AI Adoption on Both Sides
Forty-four percent of job seekers said they would accept an offer from a hiring process conducted entirely by AI with no human involvement, while 42% admitted they would use AI to misrepresent information on their resume. Two-thirds of respondents believe they have been rejected by an AI screening system at some point during their search.
The mutual adoption of AI tools by both candidates and employers has created what Huntr describes as an “arms race in authenticity,” with 72% of job seekers reporting they actively hide information on resumes to avoid algorithmic or human discrimination.
The Takeaway
The 108-day search-to-offer window represents a structural shift, not seasonal variation. Job seekers optimizing for speed should prioritize tailored applications over volume, focus on direct employer postings aggregated through Google Jobs rather than relying solely on LinkedIn, and front-load quantified achievements in resume summaries. The 50-application threshold emerges as a natural quality checkpoint: candidates still searching after 50 submissions should audit their resume optimization approach and application targeting rather than simply sending more.

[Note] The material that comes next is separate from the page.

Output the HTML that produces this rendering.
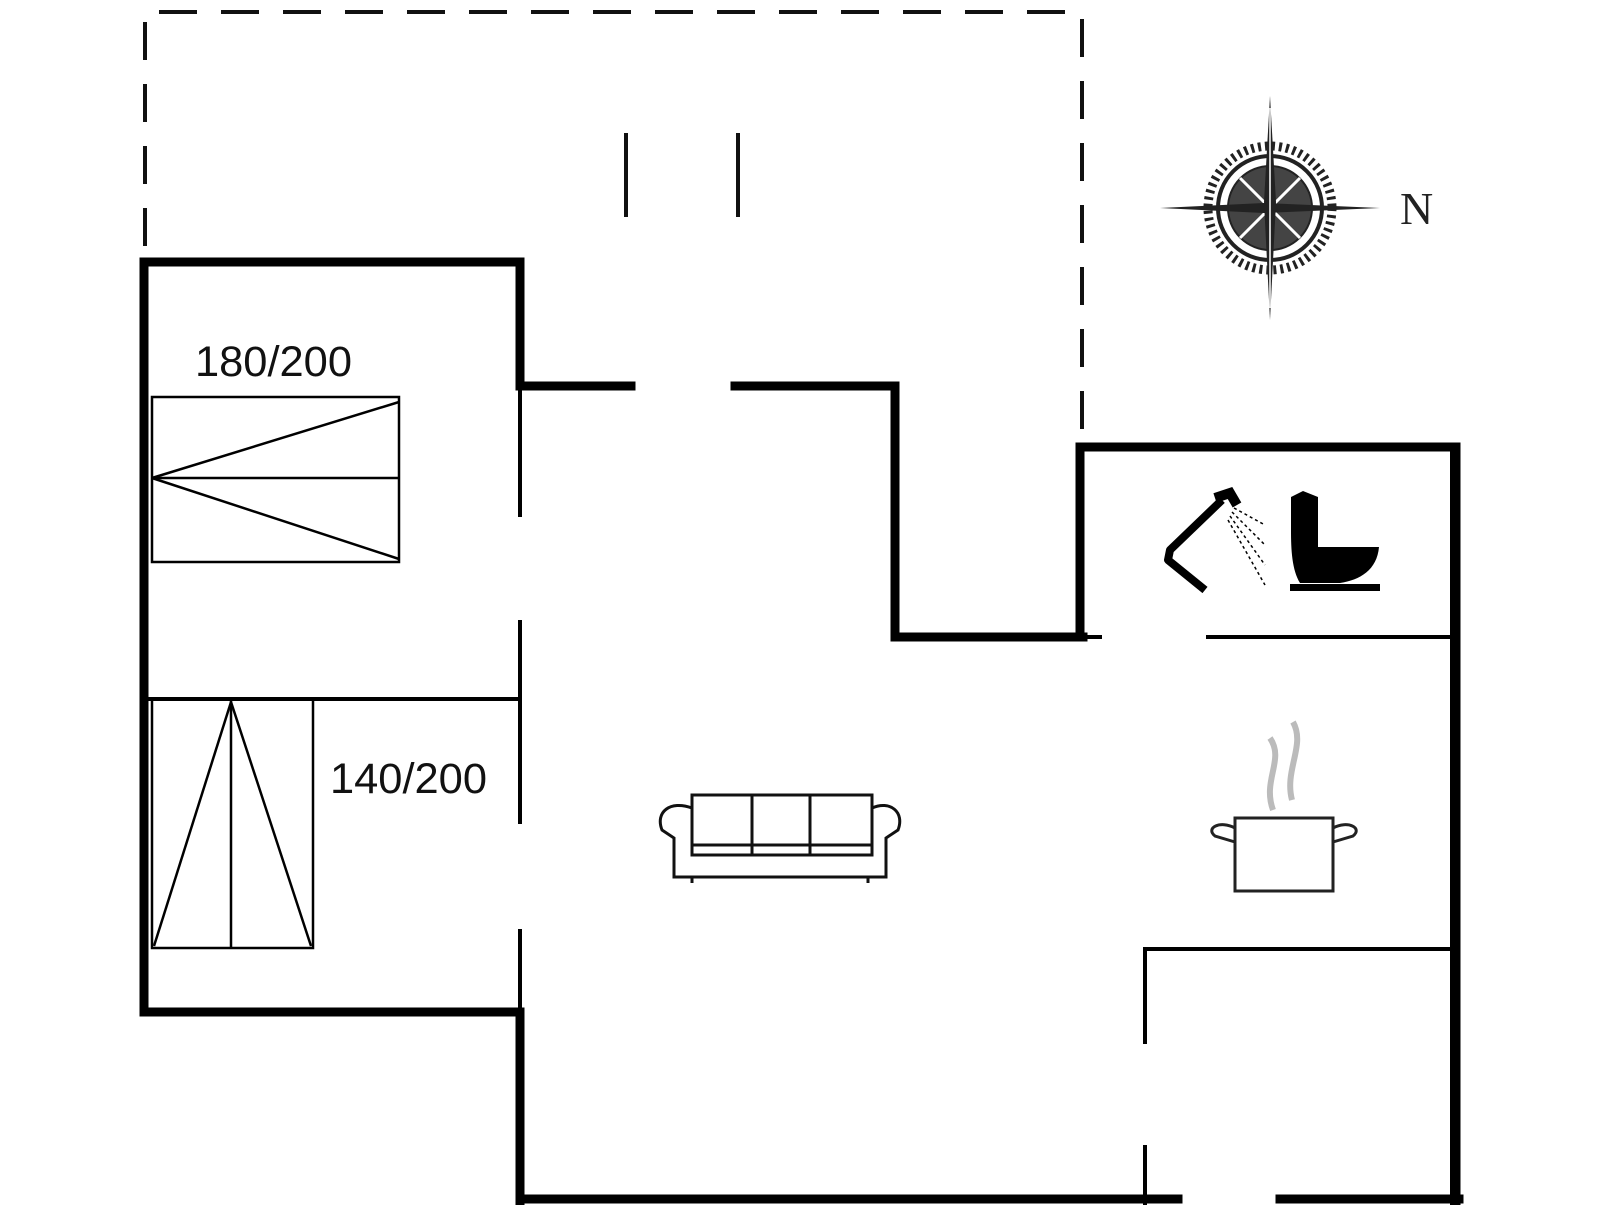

The six-to-twelve-month gap penalty window creates urgency for laid-off professionals to accelerate their search or consider contract work to reset the employment timeline. For candidates with 10-plus years of experience, the data supports expanding to two-page resumes that showcase depth rather than compressing achievements to meet arbitrary length limits.
Most significantly, the ghost job and offer-withdrawal rates signal systemic reliability problems in online hiring infrastructure. Candidates cannot control broken listings, but they can control application selectivity—the Q1 2026 data confirms that fewer, better-targeted applications outperform spray-and-pray volume strategies by every measured outcome.